All client storage hardware supported by CLIv2 follows the traditional organization. Storage is considered a contiguous sequence of binary digits, known as 'bits'. Contiguous groups of eight bits are known as 'bytes'; groups of four bytes are known as 'words'. Bits within bytes, bytes or words within storage are referred to from left to right: the first bit, byte, or word; the second bit, byte, or word; and so on. The smallest addressable unit is the byte, and each byte is addressed by a continuous sequence of ascending non-negative integers: the first byte is addressed as byte 0, the second as byte 1, and so on.

The same left-to-right ordering applies to any subset of storage. In any sequence of bytes, the first byte is the leftmost byte, the second byte is the next byte to the right, and so on. Such subsets are often referred to as 'fields'. It is common to refer to bytes within fields by their offset within that field: offset zero is the first byte in a field, offset one is the second byte, and so on.

While all fields consist of bits, what the encoding of the bits represents can be anything.

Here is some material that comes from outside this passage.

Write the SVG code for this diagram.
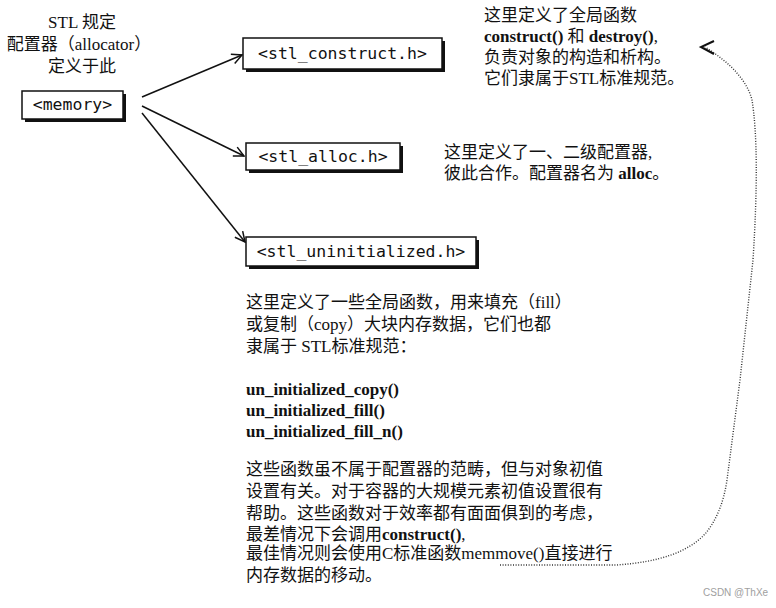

Using the field as an unsigned integer means that each bit represents descending powers of two: the first bit corresponds to 2**7, the eighth to 2**0. In an unsigned integer field consisting of eight bits, the value of the field is the sum of each bit raised to its power. So an integer field of one byte can contain values zero (when all bits are zero) through 255 (when all bits are one). Unsigned integer fields can be of any length, though two bytes (allowing a maximum value of 65,535) and four bytes (allowing a maximum value of 4,294,967,295) are most common. Since the higher powers of two represent the greater magnitudes in the integer field, the bits and bytes of an integer are ordered from most significant on the left to least significant on the right. The nonce term 'Endian' is sometimes used to describe the location of the most significant bytes in a numeric field, so this numeric encoding might be described as 'Big-Endian', meaning that the biggest, or most significant, portions are leftmost. A signed integer field encodes the first bit in the field not as a power of two but as an indication of whether the value is positive or negative. The exact encoding is not important for this discussion, nor is the nature of the encoding for other numeric fields such as hexadecimal, or binary or decimal floating point, or packed decimal.

What is important is that different client hardware architectures can result in different numbers of bits per byte or bytes per word; different ordering of bytes within storage, bytes within fields, or bytes within fields of particular uses; or different encodings of bits with particular types of fields. CLIv2 supports only the aspects relevant to the hardware on which it operates, so all terminology within this document assumes the hardware architecture described in this section.

Within the Teradata Database, fields may be stored according to its hardware architecture, but the appropriate conversion is performed when encoded data enters or leaves the Database, so that the client processes data properly encoded for its hardware.